Packing Efficiency: Percentage of space occupied by atoms in a unit cell.
Density Calculations: Relate mass, molar mass, and edge length.
Bragg’s Law: Used in X-ray diffraction to calculate interatomic distances.
Section 9.11: Lattice Energy
Lattice Energy
Lattice energy is the energy released when gaseous ions form one mole of an ionic solid. It is always negative (exothermic).
Definition: Energy released upon formation of an ionic solid from gaseous ions.
Sign: Always negative due to bond formation.
Predicting Lattice Energy
Coulomb’s Law is used to predict lattice energy based on ionic charge and radius.
Ionic Charge: Higher charges result in higher lattice energy (e.g., CaS vs. KF).
Ionic Radius: Smaller ions result in higher lattice energy (e.g., LiF vs. CsI).

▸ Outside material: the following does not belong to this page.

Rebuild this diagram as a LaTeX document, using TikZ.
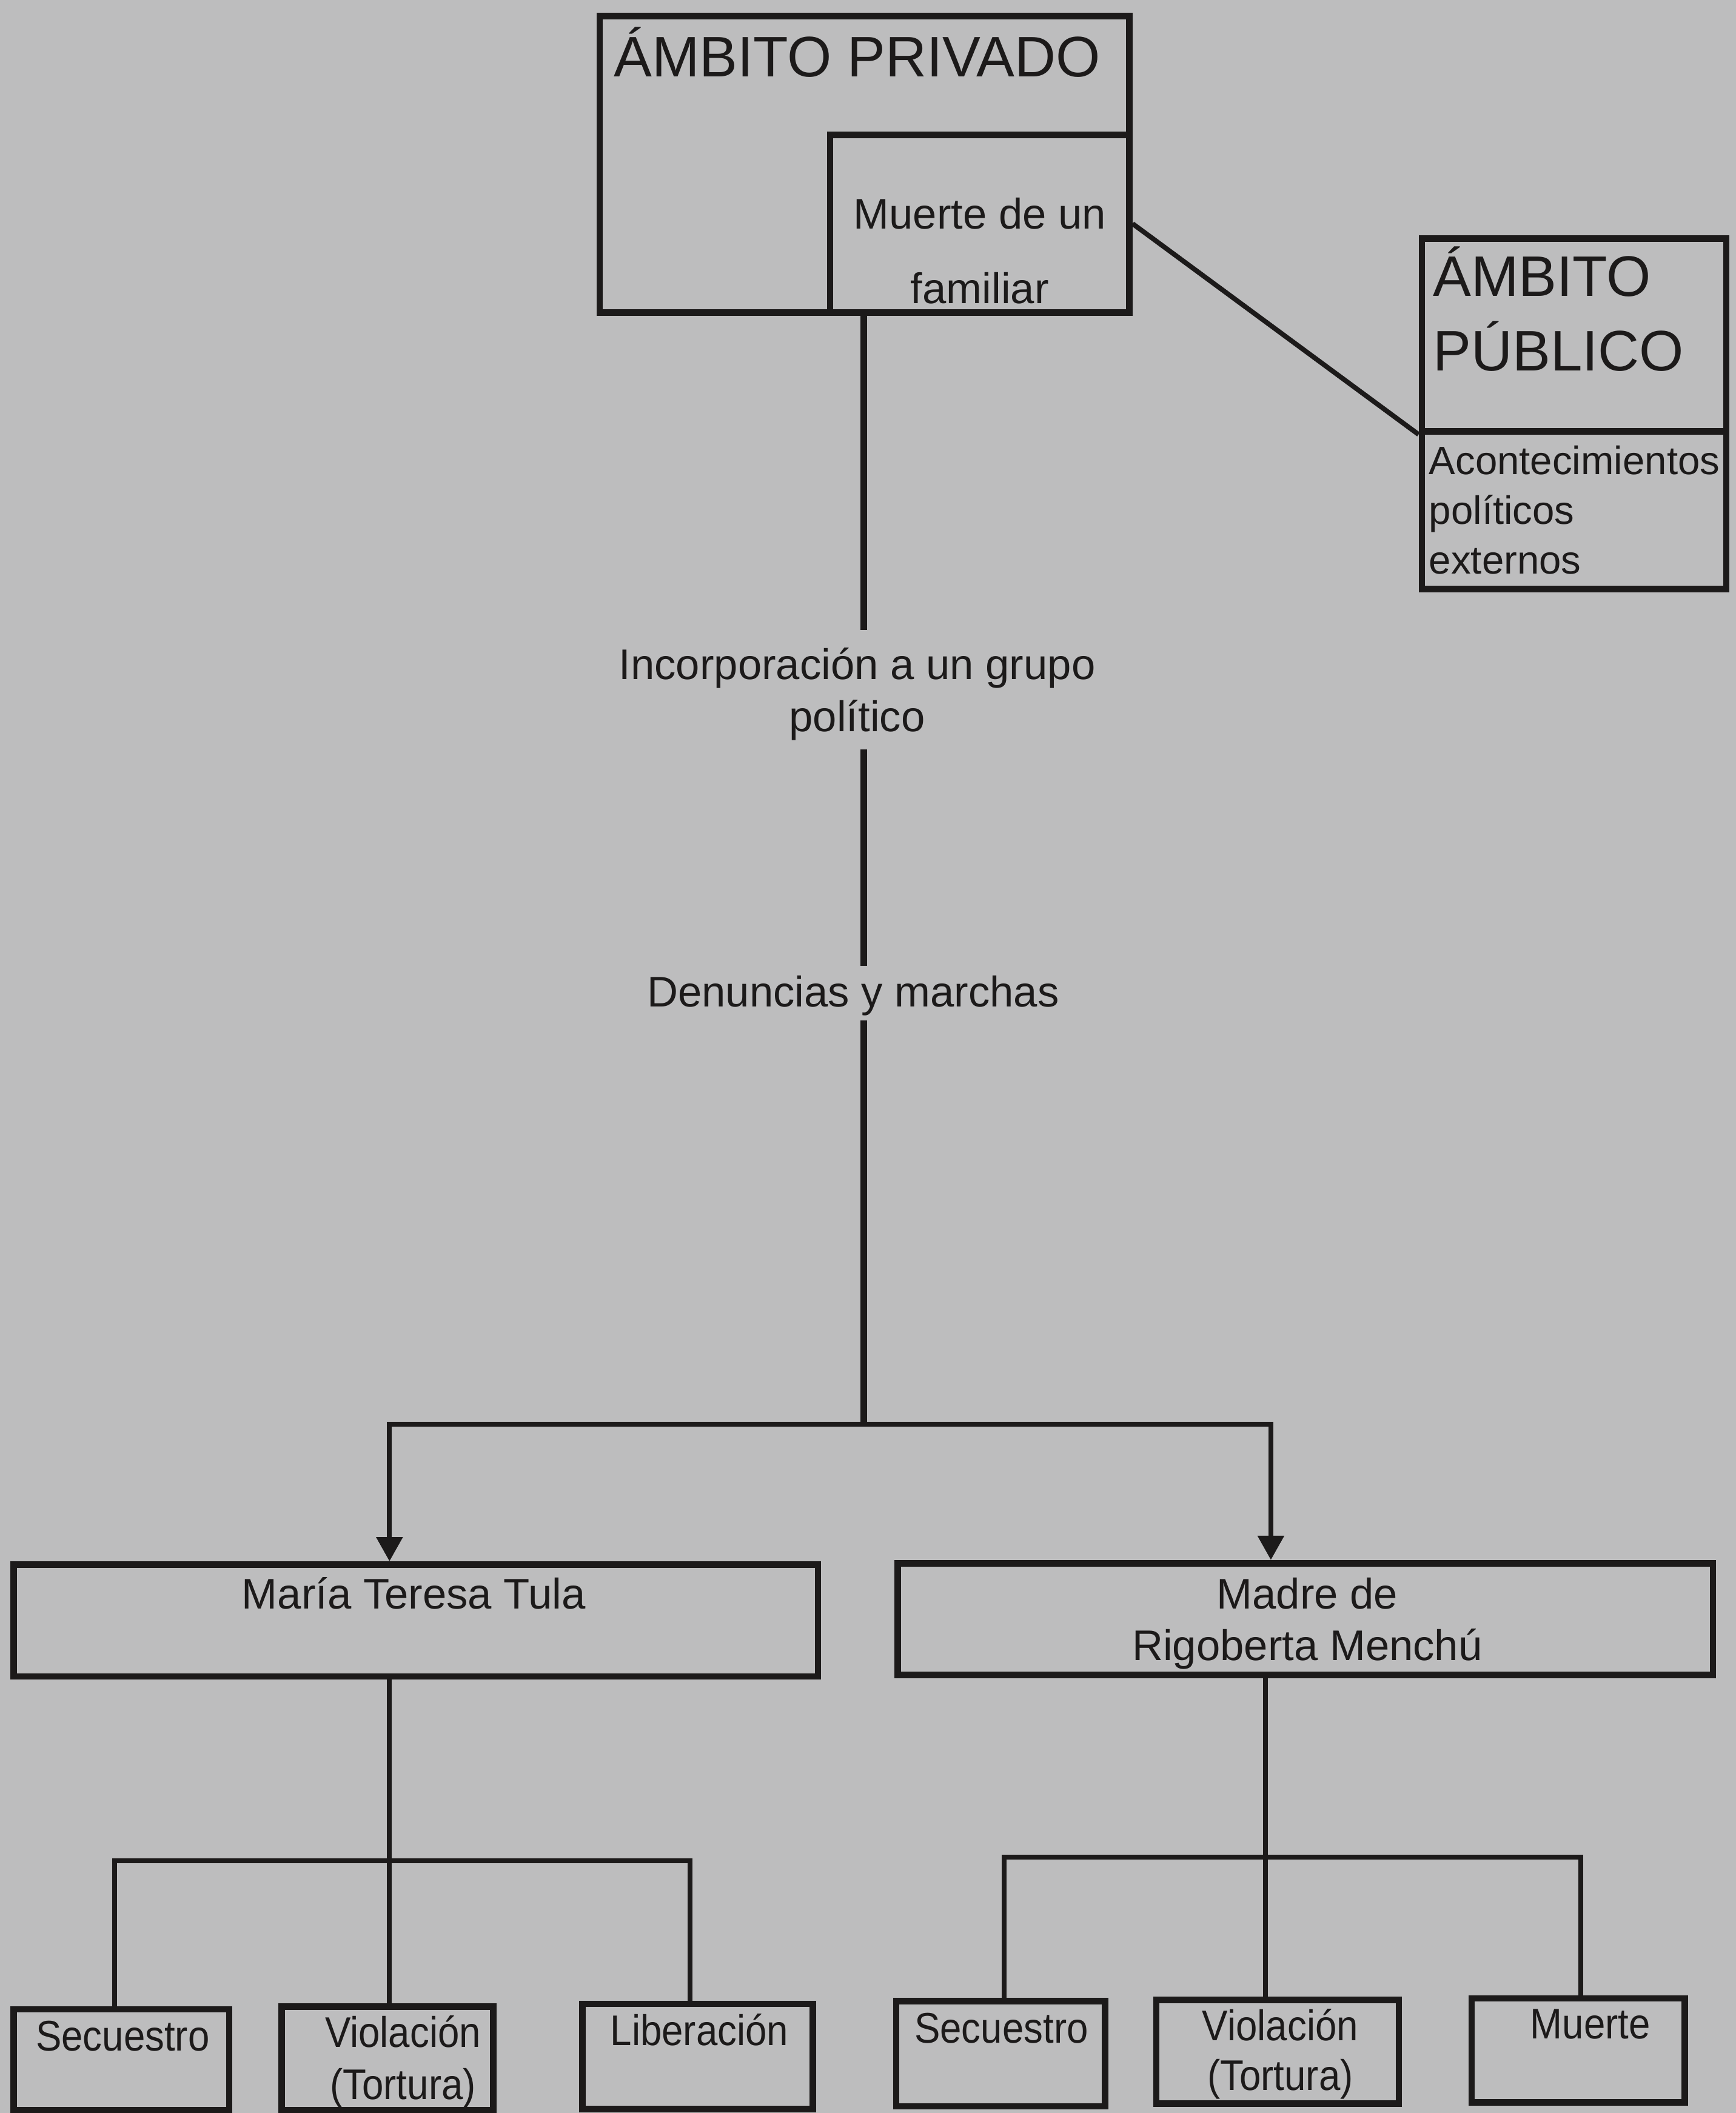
\documentclass[tikz,border=0pt]{standalone}
\usepackage{fontspec}
\setmainfont{Liberation Sans}
\newfontfamily\narrowsans[FakeStretch=0.9]{Liberation Sans}
\usetikzlibrary{arrows.meta,fit}
\definecolor{paper}{RGB}{189,189,190}
\definecolor{ink}{RGB}{28,26,26}
\begin{document}
\begin{tikzpicture}[x=0.5pt,y=-0.5pt,
  bx/.style={draw=ink, line width=2.4pt, inner sep=0pt},
  ln/.style={draw=ink, line width=1.8pt},
  mainln/.style={draw=ink, line width=2.4pt},
  ar/.style={ln, -{Triangle[length=9pt,width=9.5pt]}},
  big/.style={text=ink, inner sep=0pt, font=\fontsize{21.2}{25}\selectfont},
  txt/.style={text=ink, inner sep=0pt, font=\fontsize{15.9}{19}\selectfont},
  sml/.style={text=ink, inner sep=0pt, font=\fontsize{14.7}{18}\selectfont},
  nar/.style={text=ink, inner sep=0pt, font=\narrowsans\fontsize{15.9}{19}\selectfont},
]
\fill[paper] (0,0) rectangle (1288,1568);
\useasboundingbox (0,0) rectangle (1288,1568);

% boxes
\node[bx, fit={(445,12) (838,232)}] (priv) {};
\node[bx, fit={(616,100) (838,232)}] (muerte) {};
\node[bx, fit={(1055,177) (1281,320)}] (pubtop) {};
\node[bx, fit={(1055,320) (1281,437)}] (pubbot) {};
\node[bx, fit={(10,1161) (607,1244)}] (mtt) {};
\node[bx, fit={(666,1160) (1271,1243)}] (madre) {};
\node[bx, fit={(10,1491) (170,1566)}] (s1) {};
\node[bx, fit={(209,1489) (366,1566)}] (v1) {};
\node[bx, fit={(432,1487) (603,1565)}] (l1) {};
\node[bx, fit={(665,1485) (820,1563)}] (s2) {};
\node[bx, fit={(858,1484) (1038,1561)}] (v2) {};
\node[bx, fit={(1092,1483) (1250,1560)}] (m2) {};

% texts
\node[big, anchor=base west] (tpriv) at (455,57) {ÁMBITO PRIVADO};
\node[txt, anchor=base] (mu1) at (727,170) {Muerte de un};
\node[txt, anchor=base] (mu2) at (727,225) {familiar};
\node[big, anchor=base west] (tpub1) at (1063,220) {ÁMBITO};
\node[big, anchor=base west] (tpub2) at (1063,275) {PÚBLICO};
\node[sml, anchor=base west] (ac1) at (1060,352) {Acontecimientos};
\node[sml, anchor=base west] (ac2) at (1060,389) {políticos};
\node[sml, anchor=base west] (ac3) at (1060,426) {externos};
\node[txt, anchor=base] (inc1) at (636,504) {Incorporación a un grupo};
\node[txt, anchor=base] (inc2) at (636,543) {político};
\node[txt, anchor=base] (den) at (633,747) {Denuncias y marchas};
\node[txt, anchor=base] (tmtt) at (307,1194) {María Teresa Tula};
\node[txt, anchor=base] (tmad1) at (970,1194) {Madre de};
\node[txt, anchor=base] (tmad2) at (970,1232) {Rigoberta Menchú};
\node[nar, anchor=base] (ts1) at (91,1522) {Secuestro};
\node[nar, anchor=base] (tv1a) at (299,1519) {Violación};
\node[nar, anchor=base] (tv1b) at (299,1558) {(Tortura)};
\node[nar, anchor=base] (tl1) at (519,1518) {Liberación};
\node[nar, anchor=base] (ts2) at (743,1516) {Secuestro};
\node[nar, anchor=base] (tv2a) at (950,1514) {Violación};
\node[nar, anchor=base] (tv2b) at (950,1551) {(Tortura)};
\node[nar, anchor=base] (tm2) at (1180,1513) {Muerte};

% connectors
\draw[ln] (muerte.east) -- (pubtop.south west);

\coordinate (j1) at (641,1057);
\coordinate (jl) at (289,1057);
\coordinate (jr) at (943,1057);
\draw[mainln, shorten >=6.4pt] (priv.south -| j1) -- (inc1.north -| j1);
\draw[mainln, shorten <=3pt, shorten >=3.5pt] (inc2.south -| j1) -- (den.north -| j1);
\draw[mainln, shorten <=1.6pt] (den.south -| j1) -- (j1);
\draw[ar] (j1) -- (jl) -- (mtt.north -| jl);
\draw[ar] (j1) -- (jr) -- (madre.north -| jr);

\coordinate (k1) at (289,1381);
\coordinate (k1l) at (85,1381);
\coordinate (k1r) at (512,1381);
\draw[ln] (mtt.south -| k1) -- (v1.north -| k1);
\draw[ln] (s1.north -| k1l) -- (k1l) -- (k1r) -- (l1.north -| k1r);

\coordinate (k2) at (939,1378);
\coordinate (k2l) at (745,1378);
\coordinate (k2r) at (1173,1378);
\draw[ln] (madre.south -| k2) -- (v2.north -| k2);
\draw[ln] (s2.north -| k2l) -- (k2l) -- (k2r) -- (m2.north -| k2r);
\end{tikzpicture}
\end{document}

Example: CaS (+2/-2) has a much higher lattice energy than KF (+1/-1).
Physical Trends
Melting Point: Higher lattice energy leads to higher melting points and greater hardness/brittleness.
Solubility: Very high lattice energy can decrease solubility, as ions are strongly attracted and difficult to separate.
Study Strategy
Effective Study Tips
Practice a wide range of problems to identify weak points.
Review 3D stacking models to distinguish unit cell arrangements.
Always check units in calculations, especially temperature (Kelvin) and gas constant (R).